Also, I come back to the component mappings. Is there some s_i -> {v_j,...v_k} correspondence such that weighted minkowski distances(for example) could be used in downstream analysis? or does each component of the original sequence s_1,...s_k contribute to every other component of the vectorized sequence v_1,...v_100?
The pre-trained data set should cover all k-mers for 3 <= k <= 8. What do you get when you try to run the following?
>>> [len(mk_model.model(k).vocab) for k in range(3,9)]
[64, 256, 1024, 4096, 16384, 65536]
>>> [4**k for k in range(3,9)]
[64, 256, 1024, 4096, 16384, 65536]
This is odd - my result is the same as yours yet when I ran my code yesterday I received a key error the 4-tuple 'CTAA'.
---------------------------------------------------------------------------
KeyError Traceback (most recent call last)
<ipython-input-118-955472f6af60> in <module>()
----> 1 np.array(list(vectors))
/home/jay/dna2vec/dna2vec/multi_k_model.py in vector(self, vocab)
32
33 def vector(self, vocab):
---> 34 return self.data[len(vocab)].model[vocab]
35
36 def unitvec(self, vec):
/home/jay/.local/lib/python3.5/site-packages/gensim/models/word2vec.py in __getitem__(self, words)
1504 return self.syn0[self.vocab[words].index]
1505
-> 1506 return vstack([self.syn0[self.vocab[word].index] for word in words])
1507
1508 def __contains__(self, word):
/home/jay/.local/lib/python3.5/site-packages/gensim/models/word2vec.py in <listcomp>(.0)
1504 return self.syn0[self.vocab[words].index]
1505
-> 1506 return vstack([self.syn0[self.vocab[word].index] for word in words])
1507
1508 def __contains__(self, word):
KeyError: 'CTAA'
Today when I tried mk_model.vector('CTAA')
I did get a vector. strange
Seemed to be related to something I'm missing about generator comprehensions.
vectors = list(map(dna_2_vec.vector, (ele for ele in (lst for lst in map(lambda x: list(chunkstring(x,4)), targets)))))
where I'm essentially breaking up a list of longer sequences into 4-mers, then yielding each of those sets, and then each element of the set to the model.vector(x).
Doing something like this works:
vectors =map(lambda x: list(chunkstring(x,4)), targets)
output = []
for lst in vectors:
sublst = np.array([])
for ele in lst:
sublst = np.append(sublst, dna_2_vec.vector(ele))
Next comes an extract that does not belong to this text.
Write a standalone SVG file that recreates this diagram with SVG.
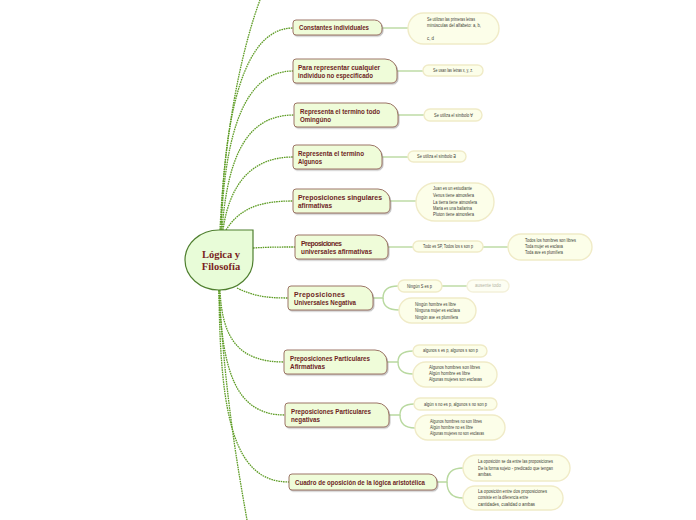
<svg xmlns="http://www.w3.org/2000/svg" width="696" height="520" viewBox="0 0 696 520">
<style>
.bg{fill:#ffffff}
.dash{fill:none;stroke:#5e9c25;stroke-width:1.3;stroke-dasharray:1.6 0.8}
.sol{fill:none;stroke:#b9d9a0;stroke-width:1.4}
.box{fill:#effcd9;stroke:#9c7466;stroke-width:1;filter:url(#sh)}
.leaf{fill:#fcfee9;stroke:#f0ebc7;stroke-width:1.4}
.leaff{fill:#fdfef3;stroke:#f4f1da;stroke-width:1.4}
.bt{font-family:"Liberation Sans",Arial,sans-serif;font-weight:bold;font-size:7px;fill:#6e1f1f}
.lt{font-family:"Liberation Sans",Arial,sans-serif;font-size:4.6px;fill:#3e3e36}
.ltf{font-family:"Liberation Sans",Arial,sans-serif;font-size:4.6px;fill:#b5b5a5}
.ct{font-family:"Liberation Serif","Times New Roman",serif;font-weight:bold;font-size:10.5px;fill:#7a1f1f}
</style>
<defs>
<filter id="sh" x="-10%" y="-20%" width="130%" height="160%">
<feDropShadow dx="1" dy="1.2" stdDeviation="0.6" flood-color="#777" flood-opacity="0.45"/>
</filter>
</defs>
<rect class="bg" x="0" y="0" width="696" height="520"/>

<g id="connectors">
<path class="dash" d="M220,230 C225,120 245,40 260,0"/>
<path class="dash" d="M221,230 C224,110 245,28 293,28"/>
<path class="dash" d="M221,230 C225,130 245,71 293,71"/>
<path class="dash" d="M222,230 C228,150 250,115 294,115"/>
<path class="dash" d="M223,230 C230,180 255,157 293,157"/>
<path class="dash" d="M226,230 C240,208 260,201 293,201"/>
<path class="dash" d="M253,248 C270,247 280,247 295,247"/>
<path class="dash" d="M237,288 C255,297 270,298 288,298"/>
<path class="dash" d="M220,290 C222,340 240,362 284,362"/>
<path class="dash" d="M219,290 C222,370 235,415 285,415"/>
<path class="dash" d="M219,290 C220,420 235,482 289,482"/>
<path class="dash" d="M219,290 C225,400 240,480 247,520"/>

<path class="sol" d="M382,28 H408"/>
<path class="sol" d="M397,71 H423"/>
<path class="sol" d="M398,115 H424"/>
<path class="sol" d="M382,157 H408"/>
<path class="sol" d="M390,201 H416"/>
<path class="sol" d="M388,247 H413"/>
<path class="sol" d="M483,247 H508"/>
<path class="sol" d="M373,298 H383 C383,290 388,286 398,286"/>
<path class="sol" d="M383,298 C383,306 388,310 399,310"/>
<path class="sol" d="M442,286 H467"/>
<path class="sol" d="M387,362 H398 C398,355 403,351 413,351"/>
<path class="sol" d="M398,362 C398,370 403,374 413,374"/>
<path class="sol" d="M389,415 H400 C400,408 405,404 414,404"/>
<path class="sol" d="M400,415 C400,423 405,428 415,428"/>
<path class="sol" d="M437,482 H447 C447,473 452,468 463,468"/>
<path class="sol" d="M447,482 C447,492 452,498 463,498"/>
</g>

<g id="center">
<path d="M219,230 H253 V260 A34,30 0 0 1 219,290 A34,30 0 0 1 185,260 A34,30 0 0 1 219,230 Z" fill="#e8fcd8" stroke="#4f7f2f" stroke-width="1.2"/>
<text class="ct" x="221" y="258" text-anchor="middle">Lógica y</text>
<text class="ct" x="221" y="270" text-anchor="middle">Filosofía</text>
</g>

<g id="n1">
<path class="box" d="M296,20 H374.5 A7.5,7.5 0 0 1 382,27.5 V30 A5,5 0 0 1 377,35 H296 A3,3 0 0 1 293,32 V23 A3,3 0 0 1 296,20 Z"/>
<text class="bt" x="299" y="30.3" textLength="70" lengthAdjust="spacingAndGlyphs">Constantes individuales</text>
</g>
<g id="n1a">
<rect class="leaf" x="408" y="13" width="91" height="31" rx="15.5"/>
<text class="lt" x="427" y="20.6" textLength="48" lengthAdjust="spacingAndGlyphs">Se utilizan las primeras letras</text>
<text class="lt" x="427" y="27.3" textLength="54" lengthAdjust="spacingAndGlyphs">minúsculas del alfabeto: a, b,</text>
<text class="lt" x="427" y="40" textLength="7" lengthAdjust="spacingAndGlyphs">c, d</text>
</g>

<g id="n2">
<path class="box" d="M296,59 H385 A12,12 0 0 1 397,71 V78 A5,5 0 0 1 392,83 H296 A3,3 0 0 1 293,80 V62 A3,3 0 0 1 296,59 Z"/>
<text class="bt" x="298" y="69.7" textLength="82" lengthAdjust="spacingAndGlyphs">Para representar cualquier</text>
<text class="bt" x="298" y="78" textLength="75" lengthAdjust="spacingAndGlyphs">individuo no especificado</text>
</g>
<g id="n2a">
<rect class="leaf" x="423" y="65" width="60" height="11" rx="5.5"/>
<text class="lt" x="433" y="72.3" textLength="40" lengthAdjust="spacingAndGlyphs">Se usan las letras x, y, z.</text>
</g>

<g id="n3">
<path class="box" d="M297,103 H386 A12,12 0 0 1 398,115 V122 A5,5 0 0 1 393,127 H297 A3,3 0 0 1 294,124 V106 A3,3 0 0 1 297,103 Z"/>
<text class="bt" x="300" y="113.7" textLength="80" lengthAdjust="spacingAndGlyphs">Representa el termino todo</text>
<text class="bt" x="300" y="122" textLength="31" lengthAdjust="spacingAndGlyphs">Omingúno</text>
</g>
<g id="n3a">
<rect class="leaf" x="424" y="109" width="58" height="12" rx="6"/>
<text class="lt" x="434" y="116.6" textLength="39" lengthAdjust="spacingAndGlyphs">Se utiliza el símbolo ∀</text>
</g>

<g id="n4">
<path class="box" d="M296,145 H370 A12,12 0 0 1 382,157 V164 A5,5 0 0 1 377,169 H296 A3,3 0 0 1 293,166 V148 A3,3 0 0 1 296,145 Z"/>
<text class="bt" x="298" y="155.7" textLength="66" lengthAdjust="spacingAndGlyphs">Representa el termino</text>
<text class="bt" x="298" y="164" textLength="24" lengthAdjust="spacingAndGlyphs">Algunos</text>
</g>
<g id="n4a">
<rect class="leaf" x="408" y="151" width="58" height="11" rx="5.5"/>
<text class="lt" x="417" y="158.3" textLength="39" lengthAdjust="spacingAndGlyphs">Se utiliza el símbolo ∃</text>
</g>

<g id="n5">
<path class="box" d="M296,189 H378 A12,12 0 0 1 390,201 V208 A5,5 0 0 1 385,213 H296 A3,3 0 0 1 293,210 V192 A3,3 0 0 1 296,189 Z"/>
<text class="bt" x="298" y="199.8" textLength="84" lengthAdjust="spacingAndGlyphs">Preposiciones singulares</text>
<text class="bt" x="298" y="208.2" textLength="34" lengthAdjust="spacingAndGlyphs">afirmativas</text>
</g>
<g id="n5a">
<rect class="leaf" x="416" y="183" width="78" height="38" rx="19"/>
<text class="lt" x="433" y="190.3" textLength="39" lengthAdjust="spacingAndGlyphs">Juan es un estudiante</text>
<text class="lt" x="433" y="196.6" textLength="41" lengthAdjust="spacingAndGlyphs">Venus tiene atmosfera</text>
<text class="lt" x="433" y="203.6" textLength="44" lengthAdjust="spacingAndGlyphs">La tierra tiene atmosfera</text>
<text class="lt" x="433" y="209.6" textLength="39" lengthAdjust="spacingAndGlyphs">Maria es una bailarina</text>
<text class="lt" x="433" y="215.9" textLength="41" lengthAdjust="spacingAndGlyphs">Pluton tiene atmosfera</text>
</g>

<g id="n6">
<path class="box" d="M298,235 H376 A12,12 0 0 1 388,247 V254 A5,5 0 0 1 383,259 H298 A3,3 0 0 1 295,256 V238 A3,3 0 0 1 298,235 Z"/>
<text class="bt" x="301" y="245.7" textLength="41" lengthAdjust="spacing">Preposiciones</text>
<text class="bt" x="301" y="254" textLength="71" lengthAdjust="spacingAndGlyphs">universales afirmativas</text>
</g>
<g id="n6a">
<rect class="leaf" x="413" y="241" width="70" height="11" rx="5.5"/>
<text class="lt" x="423" y="248.3" textLength="50" lengthAdjust="spacingAndGlyphs">Todo es SP, Todos los s son p</text>
</g>
<g id="n6b">
<rect class="leaf" x="508" y="234" width="84" height="26" rx="13"/>
<text class="lt" x="525" y="242.3" textLength="51" lengthAdjust="spacingAndGlyphs">Todos los hombres son libres</text>
<text class="lt" x="525" y="248.3" textLength="38" lengthAdjust="spacingAndGlyphs">Toda mujer es esclava</text>
<text class="lt" x="525" y="254.3" textLength="38" lengthAdjust="spacingAndGlyphs">Toda ave es plumífera</text>
</g>

<g id="n7">
<path class="box" d="M291,286 H361 A12,12 0 0 1 373,298 V305 A5,5 0 0 1 368,310 H291 A3,3 0 0 1 288,307 V289 A3,3 0 0 1 291,286 Z"/>
<text class="bt" x="294" y="296.7" textLength="51" lengthAdjust="spacing">Preposiciones</text>
<text class="bt" x="294" y="305" textLength="62" lengthAdjust="spacingAndGlyphs">Universales Negativa</text>
</g>
<g id="n7a">
<rect class="leaf" x="398" y="280" width="44" height="12" rx="6"/>
<text class="lt" x="407" y="287.6" textLength="25" lengthAdjust="spacingAndGlyphs">Ningún S es p</text>
</g>
<g id="n7c">
<rect class="leaff" x="467" y="280" width="42" height="12" rx="6"/>
<text class="ltf" x="488" y="287.4" text-anchor="middle" textLength="26" lengthAdjust="spacingAndGlyphs">ausente todo</text>
</g>
<g id="n7b">
<rect class="leaf" x="399" y="298" width="77" height="25" rx="12.5"/>
<text class="lt" x="415" y="305.6" textLength="41" lengthAdjust="spacingAndGlyphs">Ningún hombre es libre</text>
<text class="lt" x="415" y="312.3" textLength="45" lengthAdjust="spacingAndGlyphs">Ninguna mujer es esclava</text>
<text class="lt" x="415" y="318.9" textLength="43" lengthAdjust="spacingAndGlyphs">Ningún ave es plumífera</text>
</g>

<g id="n8">
<path class="box" d="M287,350 H375 A12,12 0 0 1 387,362 V369 A5,5 0 0 1 382,374 H287 A3,3 0 0 1 284,371 V353 A3,3 0 0 1 287,350 Z"/>
<text class="bt" x="290" y="360.7" textLength="80" lengthAdjust="spacingAndGlyphs">Preposiciones Particulares</text>
<text class="bt" x="290" y="369" textLength="35" lengthAdjust="spacingAndGlyphs">Afirmativas</text>
</g>
<g id="n8a">
<rect class="leaf" x="413" y="345" width="74" height="12" rx="6"/>
<text class="lt" x="423" y="352.3" textLength="55" lengthAdjust="spacingAndGlyphs">algunos s es p, algunos s son p</text>
</g>
<g id="n8b">
<rect class="leaf" x="413" y="362" width="84" height="25" rx="12.5"/>
<text class="lt" x="429" y="368.9" textLength="51" lengthAdjust="spacingAndGlyphs">Algunos hombres son libres</text>
<text class="lt" x="429" y="374.6" textLength="41" lengthAdjust="spacingAndGlyphs">Algún hombre es libre</text>
<text class="lt" x="429" y="380.6" textLength="53" lengthAdjust="spacingAndGlyphs">Algunas mujeres son esclavas</text>
</g>

<g id="n9">
<path class="box" d="M288,403 H377 A12,12 0 0 1 389,415 V422 A5,5 0 0 1 384,427 H288 A3,3 0 0 1 285,424 V406 A3,3 0 0 1 288,403 Z"/>
<text class="bt" x="291" y="413.7" textLength="80" lengthAdjust="spacingAndGlyphs">Preposiciones Particulares</text>
<text class="bt" x="291" y="422" textLength="29" lengthAdjust="spacingAndGlyphs">negativas</text>
</g>
<g id="n9a">
<rect class="leaf" x="414" y="398" width="83" height="12" rx="6"/>
<text class="lt" x="424" y="405.9" textLength="63" lengthAdjust="spacingAndGlyphs">algún s no es p, algunos s no son p</text>
</g>
<g id="n9b">
<rect class="leaf" x="415" y="415" width="90" height="25" rx="12.5"/>
<text class="lt" x="430" y="422.6" textLength="52" lengthAdjust="spacingAndGlyphs">Algunos hombres no son libres</text>
<text class="lt" x="430" y="428.6" textLength="43" lengthAdjust="spacingAndGlyphs">Algún hombre no es libre</text>
<text class="lt" x="430" y="434.6" textLength="54" lengthAdjust="spacingAndGlyphs">Algunas mujeres no son esclavas</text>
</g>

<g id="n10">
<path class="box" d="M292,474 H429 A8,8 0 0 1 437,482 V485 A5,5 0 0 1 432,490 H292 A3,3 0 0 1 289,487 V477 A3,3 0 0 1 292,474 Z"/>
<text class="bt" x="295" y="484.5" textLength="130" lengthAdjust="spacingAndGlyphs">Cuadro de oposición de la lógica aristotélica</text>
</g>
<g id="n10a">
<rect class="leaf" x="463" y="455" width="107" height="26" rx="13"/>
<text class="lt" x="478" y="462.6" textLength="75" lengthAdjust="spacingAndGlyphs">La oposición se da entre las proposiciones</text>
<text class="lt" x="478" y="469.6" textLength="75" lengthAdjust="spacingAndGlyphs">De la forma sujeto - predicado que tengan</text>
<text class="lt" x="478" y="476.3" textLength="14" lengthAdjust="spacingAndGlyphs">ambas.</text>
</g>
<g id="n10b">
<rect class="leaf" x="463" y="486" width="100" height="24" rx="12"/>
<text class="lt" x="478" y="492.6" textLength="69" lengthAdjust="spacingAndGlyphs">La oposición entre dos proposiciones</text>
<text class="lt" x="478" y="498.6" textLength="50" lengthAdjust="spacingAndGlyphs">consiste en la diferencia entre</text>
<text class="lt" x="478" y="505.9" textLength="57" lengthAdjust="spacingAndGlyphs">cantidades, cualidad o ambas</text>
</g>
</svg>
sublst = np.reshape(np.array(sublst),(500,))
output.append(sublst)
output_vectors = np.array(output)
Feel free to mark this issue resolved.
Hi, Can you please make it explicit how to obtain a pre-image from a mapped vector? Additionally, can you explain how the components v_j of the vectors in V are related to the sequence components s_i in the sequence space S?
Best wishes